Police have named just two French attackers -- Ismael Omar Mostefai,
29, from Chartres, southwest of Paris, and Samy Amimour, 28, from
the Paris suburb of Drancy. Media named the two other French
assailants as Bilal Hadfi and Ibrahim Abdeslam.
The man stopped in Greece in October was carrying a Syrian passport
in the name of Ahmad Al Mohammad. Police said they were still
checking to see if the document was authentic, but said the dead
man's fingerprints matched those on record in Greece.
Greek officials said the passport holder had crossed from Turkey to
the Greek islands last month and then registered for asylum in
Serbia before heading north, following a route taken by hundreds of
thousands of asylum seekers this year.
The news revived a furious row within the European Union on how to
handle the flood of refugees. Top Polish and Slovak officials poured
cold water on an EU plan to relocate asylum seekers across the bloc,
saying the violence underlined their concerns about taking in Muslim
refugees.
Britain announced on Monday it would boost its intelligence agency
staff by 15 percent and more than double spending on aviation
security to defend against Islamist militants plotting attacks from
Syria.
A source in British Prime Minister David Cameron's office said
police had foiled one attack against the country last month.

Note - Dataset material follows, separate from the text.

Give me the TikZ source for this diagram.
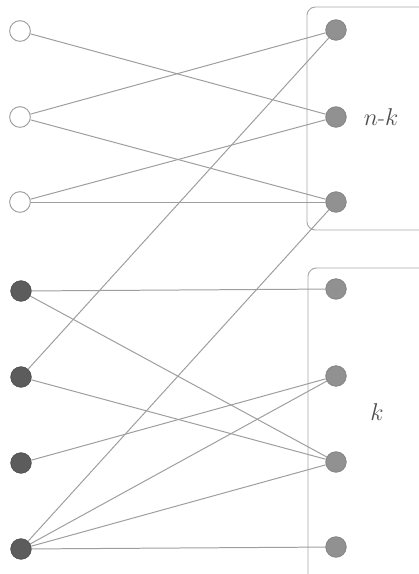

Valls said the French authorities would use every means at their
disposal to counter the Islamist threat, adding that mosques
harboring extremists would be shuttered and foreigners expelled if
they "held unacceptable views against the republic".
(Additional reporting by Matthias Blamont, John Irish, Leigh Thomas,
Ingrid Melander, Michael Nienaber, Marine Pennetier, Robert-Jan
Bartunek and Claire Watson; writing by Crispian Balmer; Editing by
Sonya Hepinstall)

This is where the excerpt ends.